His work there began when it was known as the Holocaust Library. He went to meet the librarian, who told him what the job entailed.

"I started shelving books in 1981, and apparently I shelved them so well, that in 1983 I was elected to the board of directors," he said in a recent interview at the center. He remained on the board until last year.

When he first started, he worked up to four days a week, from morning to about 3 or 4 p.m., commuting from Santa Rosa. In the last few years, he's worked two days a week, commuting from his home in Walnut Creek on BART and then taking the bus to the Richmond District.

Now 84, Cohen wears large-framed glasses and takes a visitor into a crowded room, in the back of the center, where he's spent so many hours.

Born and raised in northern Indiana, Cohen is the son of an immigrant father and an American-born mother. He married his wife, Nina, during the war years, and after World War II, they moved to California. Nina Cohen is a nutritional biochemist who was on the faculty at U.C. Berkeley for many years.

Cohen served in the Navy during World War II, but that's as close as his personal connection to the Holocaust gets. "Neither of my parents had relatives directly impacted," he said.

Nonetheless, he was always interested in Jewish communities in Europe, where his relatives were from.

After taking the volunteer position, he began to learn on the job.
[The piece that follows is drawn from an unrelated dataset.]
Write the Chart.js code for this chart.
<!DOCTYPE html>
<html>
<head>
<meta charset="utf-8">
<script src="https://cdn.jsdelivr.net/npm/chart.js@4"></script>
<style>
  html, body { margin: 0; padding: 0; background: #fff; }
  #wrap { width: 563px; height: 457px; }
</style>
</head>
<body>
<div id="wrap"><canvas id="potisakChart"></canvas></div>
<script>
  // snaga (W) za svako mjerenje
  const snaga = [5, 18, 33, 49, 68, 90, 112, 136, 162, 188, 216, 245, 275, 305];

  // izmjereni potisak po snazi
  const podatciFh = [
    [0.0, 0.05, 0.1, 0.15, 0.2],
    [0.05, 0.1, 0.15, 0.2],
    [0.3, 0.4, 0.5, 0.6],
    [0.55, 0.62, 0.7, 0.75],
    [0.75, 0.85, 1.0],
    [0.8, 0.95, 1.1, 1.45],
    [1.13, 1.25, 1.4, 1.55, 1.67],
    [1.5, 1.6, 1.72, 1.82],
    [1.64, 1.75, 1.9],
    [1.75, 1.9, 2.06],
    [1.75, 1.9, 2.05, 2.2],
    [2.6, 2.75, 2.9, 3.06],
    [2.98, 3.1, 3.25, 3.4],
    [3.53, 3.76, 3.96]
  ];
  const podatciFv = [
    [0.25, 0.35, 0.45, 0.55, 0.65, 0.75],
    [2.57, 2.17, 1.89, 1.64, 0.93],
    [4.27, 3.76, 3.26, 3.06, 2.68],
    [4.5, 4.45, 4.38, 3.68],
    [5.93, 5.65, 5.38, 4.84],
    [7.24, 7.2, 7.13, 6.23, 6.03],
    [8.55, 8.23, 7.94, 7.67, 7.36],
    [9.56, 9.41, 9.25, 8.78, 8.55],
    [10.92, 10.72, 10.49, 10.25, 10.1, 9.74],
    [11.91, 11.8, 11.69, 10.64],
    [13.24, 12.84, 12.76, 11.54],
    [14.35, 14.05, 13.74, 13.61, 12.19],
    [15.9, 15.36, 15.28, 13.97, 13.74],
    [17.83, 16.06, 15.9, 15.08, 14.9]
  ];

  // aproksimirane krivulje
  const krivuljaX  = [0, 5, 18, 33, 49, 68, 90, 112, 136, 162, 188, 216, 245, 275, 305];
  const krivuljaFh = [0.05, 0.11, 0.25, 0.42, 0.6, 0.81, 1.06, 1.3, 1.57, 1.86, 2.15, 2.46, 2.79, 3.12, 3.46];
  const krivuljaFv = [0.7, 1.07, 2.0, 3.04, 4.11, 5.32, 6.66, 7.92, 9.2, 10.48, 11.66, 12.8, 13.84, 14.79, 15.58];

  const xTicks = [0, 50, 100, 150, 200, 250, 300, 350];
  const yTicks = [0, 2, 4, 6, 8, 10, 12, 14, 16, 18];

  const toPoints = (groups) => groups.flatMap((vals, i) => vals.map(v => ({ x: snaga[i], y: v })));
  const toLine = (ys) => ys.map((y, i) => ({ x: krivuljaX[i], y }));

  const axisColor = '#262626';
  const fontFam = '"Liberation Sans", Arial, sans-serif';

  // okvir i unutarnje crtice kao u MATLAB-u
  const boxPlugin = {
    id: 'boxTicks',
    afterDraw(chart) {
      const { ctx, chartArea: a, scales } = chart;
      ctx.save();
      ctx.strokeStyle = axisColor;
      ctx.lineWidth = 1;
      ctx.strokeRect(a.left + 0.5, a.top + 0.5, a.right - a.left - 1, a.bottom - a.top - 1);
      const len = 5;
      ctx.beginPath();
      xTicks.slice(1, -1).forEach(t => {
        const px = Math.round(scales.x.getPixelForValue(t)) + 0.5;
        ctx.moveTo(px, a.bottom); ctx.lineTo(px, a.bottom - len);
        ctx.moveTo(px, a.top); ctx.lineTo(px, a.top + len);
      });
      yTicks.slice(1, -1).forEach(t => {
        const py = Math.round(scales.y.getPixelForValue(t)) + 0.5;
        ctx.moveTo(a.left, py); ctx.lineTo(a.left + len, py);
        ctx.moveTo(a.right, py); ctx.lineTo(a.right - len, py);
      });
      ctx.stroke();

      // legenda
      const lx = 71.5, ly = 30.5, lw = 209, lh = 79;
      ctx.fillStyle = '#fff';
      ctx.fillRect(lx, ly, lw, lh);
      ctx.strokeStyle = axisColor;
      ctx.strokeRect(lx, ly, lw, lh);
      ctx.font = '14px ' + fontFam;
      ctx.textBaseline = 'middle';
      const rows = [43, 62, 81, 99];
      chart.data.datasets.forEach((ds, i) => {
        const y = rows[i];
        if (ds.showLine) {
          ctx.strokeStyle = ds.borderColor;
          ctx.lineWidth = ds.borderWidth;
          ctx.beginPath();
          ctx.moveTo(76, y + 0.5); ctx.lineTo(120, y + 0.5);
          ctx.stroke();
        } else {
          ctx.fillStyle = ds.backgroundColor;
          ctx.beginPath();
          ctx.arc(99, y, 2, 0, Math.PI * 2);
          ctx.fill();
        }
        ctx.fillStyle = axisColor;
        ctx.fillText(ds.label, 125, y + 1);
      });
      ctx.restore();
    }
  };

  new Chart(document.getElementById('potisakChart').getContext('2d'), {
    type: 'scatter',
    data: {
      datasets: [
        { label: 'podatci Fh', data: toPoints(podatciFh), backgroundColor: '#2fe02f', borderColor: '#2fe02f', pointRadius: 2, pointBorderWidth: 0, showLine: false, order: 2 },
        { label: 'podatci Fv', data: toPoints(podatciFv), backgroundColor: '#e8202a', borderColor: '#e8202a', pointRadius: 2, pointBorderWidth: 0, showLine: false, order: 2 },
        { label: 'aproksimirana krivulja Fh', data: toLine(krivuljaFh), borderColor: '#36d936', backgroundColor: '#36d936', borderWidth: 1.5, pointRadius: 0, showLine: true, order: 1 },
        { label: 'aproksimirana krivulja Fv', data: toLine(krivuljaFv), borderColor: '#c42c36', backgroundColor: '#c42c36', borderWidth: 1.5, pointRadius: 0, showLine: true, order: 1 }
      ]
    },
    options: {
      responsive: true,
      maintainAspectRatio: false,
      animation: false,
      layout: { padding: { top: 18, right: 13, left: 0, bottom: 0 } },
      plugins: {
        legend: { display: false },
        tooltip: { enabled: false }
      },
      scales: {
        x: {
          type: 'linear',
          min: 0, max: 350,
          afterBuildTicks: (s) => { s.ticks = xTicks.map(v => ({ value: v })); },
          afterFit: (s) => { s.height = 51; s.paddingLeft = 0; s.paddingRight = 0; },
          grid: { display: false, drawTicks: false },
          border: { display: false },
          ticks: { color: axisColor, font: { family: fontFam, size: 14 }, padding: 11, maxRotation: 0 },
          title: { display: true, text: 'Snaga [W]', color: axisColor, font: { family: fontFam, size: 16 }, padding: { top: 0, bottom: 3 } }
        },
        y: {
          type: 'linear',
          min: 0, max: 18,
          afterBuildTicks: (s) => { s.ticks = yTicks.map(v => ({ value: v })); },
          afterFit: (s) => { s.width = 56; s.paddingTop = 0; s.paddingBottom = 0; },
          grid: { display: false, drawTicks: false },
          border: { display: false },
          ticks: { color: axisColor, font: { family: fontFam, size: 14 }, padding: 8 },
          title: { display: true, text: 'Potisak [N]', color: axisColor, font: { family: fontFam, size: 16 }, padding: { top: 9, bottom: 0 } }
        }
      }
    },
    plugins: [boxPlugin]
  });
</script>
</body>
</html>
Cohen went to Israel to attend a five-week course on the Holocaust and anti-Semitism at Yad VaShem, and he also was invited to Poland with a group studying Polish Jewish history.

While in Poland, he visited Auschwitz-Birkenau and some of the other camps. But what left the greatest impression was the Jewish cemetery in Krakow.

"The Nazis had crushed all the gravestones, which went back hundreds of years," he said. "It wasn't enough that they killed living Jews, but they had to destroy the memory of dead Jews too."

In 1988, Cohen became the Holocaust Center's archivist. The center received a grant from the National Endowment for the Humanities for the conservation of archival material.

The archives contain documents and artifacts from survivors and their families, most of them local. And it also holds an extensive photography collection, especially of the U.S. Army liberating the camps.

"The archive provides a documented history of the whole Holocaust period," he said, adding that the evidence was there to prove any Holocaust denier wrong.

Cohen has spent a lot of time making the archives user-friendly, so people can find things now that he's no longer there to guide them.

"A collection doesn't mean anything if you can't find anything in it," he said.

One thing that Cohen has learned over the past 20 years is that even for those who know a lot about the Holocaust, there is still so much more to learn.

"It isn't a closed subject," he said. There are scholarly debates over several Holocaust-related topics, including whether the United States, the Soviet Union, and David Ben-Gurion and his allies could have done more.

Cohen has never been paid for his work at the Holocaust Center, and even the trips he has taken, he paid for himself. The S.F.-based Jewish Community Federation recognized his efforts, naming him Volunteer of the Year in 1995.

"The word 'volunteer' doesn't cover what Barney did in this period of time," said Mark Schickman, chairman of the Holocaust Center. "The commitment he showed would be laudable from a career professional, so you can't thank enough what he has given to the institution and research about the Holocaust in general."

And then there is Cohen's personal satisfaction. "I was dealing with an activity that not only sought to interpret the past, but to prevent it from happening again."